W mediach społecznościowych pojawiły się wpisy, które dotyczyły tajemniczego mężczyzny, który w Ogrodzieńcu miał podjeżdżać samochodem do dzieci i proponować im cukierki. Jego twarz była zasłonięta maską (potem okazało się, że była to kominiarka). Sprawą zajęła się policja, po otrzymaniu zgłoszenia od jednego z małoletnich.
Do zdarzenia doszło tydzień temu około godziny w Ogrodzieńcu w rejonie ulicy Spacerowej. Do grupy dzieci podjechał samochodem mężczyzna, który miał zakrytą twarz. Nie wysiadł z pojazdu. Poprzez opuszczoną szybę zaproponował im słodycze.
Grupa małoletnich osób zachowała się jednak wzorowo. Nikt nie podszedł do mężczyzny, który po chwili podjechał. 12-latek powiadomił o zdarzeniu służby przez numer alarmowy. Powiedział policjantom, że mężczyzna miał zakrytą twarz i podróżował samochodem w ciemnych kolorach. Nastolatek nie pamiętał więcej szczegółów.

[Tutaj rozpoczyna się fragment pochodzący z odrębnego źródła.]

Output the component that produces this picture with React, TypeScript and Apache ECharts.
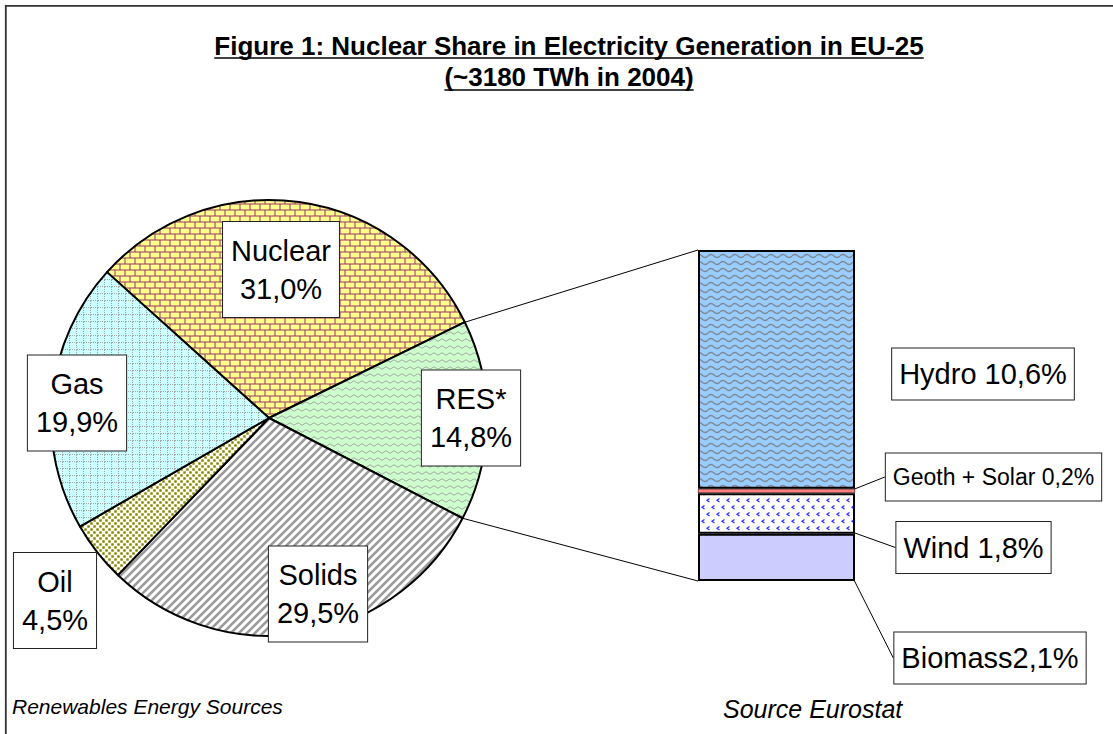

Policjanci z Ogrodzieńca nie odpuścili i zaczęli szukać mężczyzny. W miniony wtorek ustalili jego dane. - Okazał się nim być 19-latek, który szczegółowo przedstawił całą sytuację. Mieszkaniec powiatu zawierciańskiego chciał zrobić dzieciom żart, dlatego ubierając kominiarkę z nadrukiem czaszki podjechał do grupy chłopców i zaproponował im cukierki, po czym odjechał. Wersja ta została potwierdzona przez świadka - informuje policja.
Do sądu trafi wniosek o ukaranie 19-latka za nękanie nieletnich.